5. Results: Wealth Growth Over Time
After 20 years of disciplined investing, let’s see how David’s portfolio grew:
- Total Contributions: $300 per month × 20 years = $72,000
- Estimated Annual Return: 8% (historical average of the stock market)
- Final Portfolio Value: Over $225,000 (compounding effect)
By age 45, David had built a portfolio worth more than four times his total contributions. His investments were now generating passive income through dividends and growth, setting him on the path to financial independence.
6. Key Takeaways for Aspiring Investors
David’s story highlights several key lessons for anyone looking to build wealth:
- Start Small, But Start Early: Even small investments grow over time.
- Consistency is Key: Regular contributions matter more than timing the market.

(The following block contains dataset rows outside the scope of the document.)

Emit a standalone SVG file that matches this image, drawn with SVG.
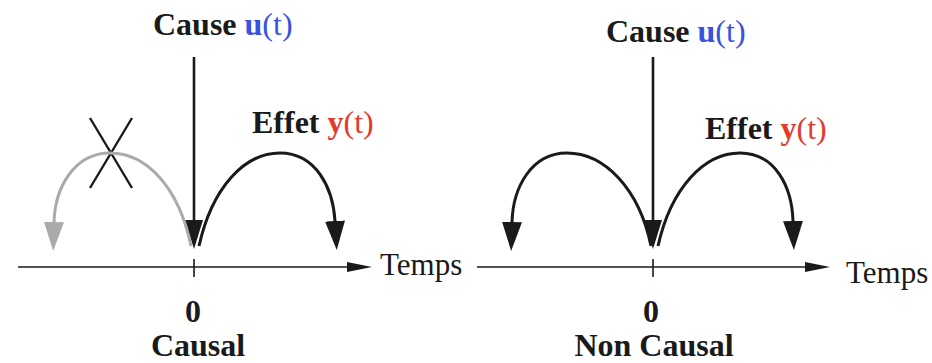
<svg xmlns="http://www.w3.org/2000/svg" width="932" height="363" viewBox="0 0 932 363">
<style>
.lbl{font-family:"Liberation Serif","Times New Roman",serif;font-weight:bold;font-size:32px;fill:#1a1a1a}
.reg{font-weight:normal}
.tm{font-family:"Liberation Serif","Times New Roman",serif;font-size:31px;fill:#1a1a1a}
.blue{fill:#3a52e0}
.red{fill:#e33b2b}
.axis{stroke:#1a1a1a;stroke-width:1.6;fill:none}
.vert{stroke:#1a1a1a;stroke-width:2.6;fill:none}
.arc{stroke:#1a1a1a;stroke-width:3;fill:none;marker-end:url(#hk)}
.arcg{stroke:#aaaaaa;stroke-width:3;fill:none;marker-end:url(#hg)}
.cross{stroke:#1a1a1a;stroke-width:2.4;fill:none}
</style>
<defs>
<marker id="hk" markerUnits="userSpaceOnUse" markerWidth="32" markerHeight="22" refX="0" refY="10" orient="auto">
<path d="M0,0 L29,10 L0,20 Z" fill="#1a1a1a"/>
</marker>
<marker id="hg" markerUnits="userSpaceOnUse" markerWidth="32" markerHeight="22" refX="0" refY="10" orient="auto">
<path d="M0,0 L29,10 L0,20 Z" fill="#aaaaaa"/>
</marker>
</defs>

<g id="causal">
<g id="left-axis">
<line class="axis" x1="18" y1="267" x2="350" y2="267"/>
<path d="M347,262 L372,267 L347,272 Z" fill="#1a1a1a"/>
<line class="axis" x1="194" y1="259" x2="194" y2="277"/>
<text class="tm" x="380" y="275">Temps</text>
</g>
<g id="left-cause">
<line class="vert" x1="194" y1="57" x2="194" y2="222"/>
<path d="M185,220 L203,220 L194,249 Z" fill="#1a1a1a"/>
<text class="lbl" x="153" y="35">Cause <tspan class="blue">u</tspan><tspan class="blue reg">(t)</tspan></text>
</g>
<g id="left-effect">
<text class="lbl" x="252" y="133">Effet <tspan class="red">y</tspan><tspan class="red reg">(t)</tspan></text>
</g>
<g id="left-crossed">
<line class="cross" x1="90" y1="118" x2="132" y2="188"/>
<line class="cross" x1="132" y1="118" x2="90" y2="188"/>
</g>
<text class="lbl" x="193" y="322" text-anchor="middle">0</text>
<text class="lbl" x="198" y="356" text-anchor="middle">Causal</text>
</g>

<g id="noncausal">
<g id="right-axis">
<line class="axis" x1="477" y1="267" x2="808" y2="267"/>
<path d="M805,262 L830,267 L805,272 Z" fill="#1a1a1a"/>
<line class="axis" x1="653" y1="259" x2="653" y2="277"/>
<text class="tm" x="846" y="283">Temps</text>
</g>
<g id="right-cause">
<line class="vert" x1="653" y1="57" x2="653" y2="222"/>
<path d="M644,220 L662,220 L653,249 Z" fill="#1a1a1a"/>
<text class="lbl" x="606" y="42">Cause <tspan class="blue">u</tspan><tspan class="blue reg">(t)</tspan></text>
</g>
<g id="right-effect">
<text class="lbl" x="705" y="139">Effet <tspan class="red">y</tspan><tspan class="red reg">(t)</tspan></text>
</g>
<text class="lbl" x="651" y="322" text-anchor="middle">0</text>
<text class="lbl" x="654" y="356" text-anchor="middle">Non Causal</text>
</g>

<g id="connectors">
<path class="arcg" d="M191,246 C179,188 147,153 110,153 C74,153 55,188 54,222"/>
<path class="arc" d="M199,246 C212,188 244,153 280,153 C316,153 333,188 335,221"/>
<path class="arc" d="M651,246 C639,188 604,153 567,153 C531,153 513,188 512,222"/>
<path class="arc" d="M658,246 C671,188 704,153 740,153 C776,153 792,188 793,221"/>
</g>
</svg>
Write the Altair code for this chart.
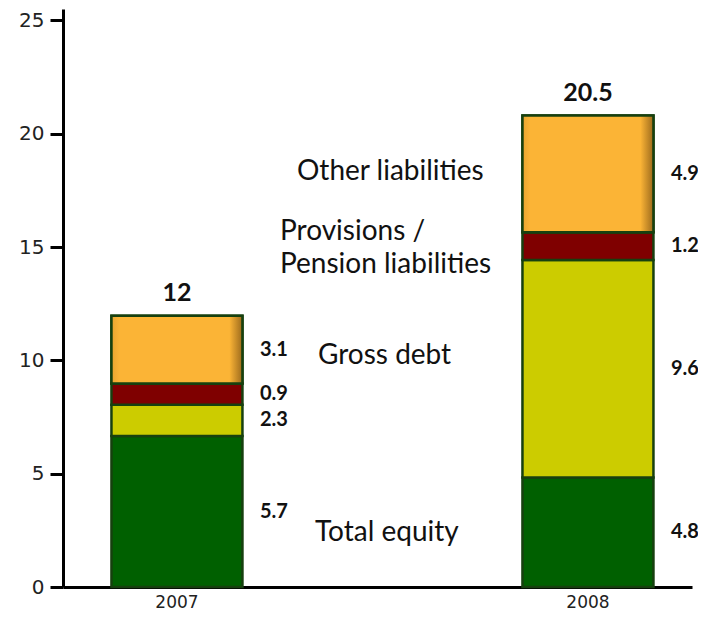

- Automate Investments: Remove emotions and stick to a disciplined plan.
- Take Advantage of Tax-Advantaged Accounts: Maximize employer matches and retirement savings benefits.
- Diversify Smartly: Don’t put all your eggs in one basket.
Conclusion: Financial Independence is Possible
David’s journey proves that wealth-building is not limited to the rich. By making smart financial decisions, staying disciplined, and using the power of compounding, any regular employee can build a significant investment portfolio over time.
Start small, stay consistent, and let time work in your favor!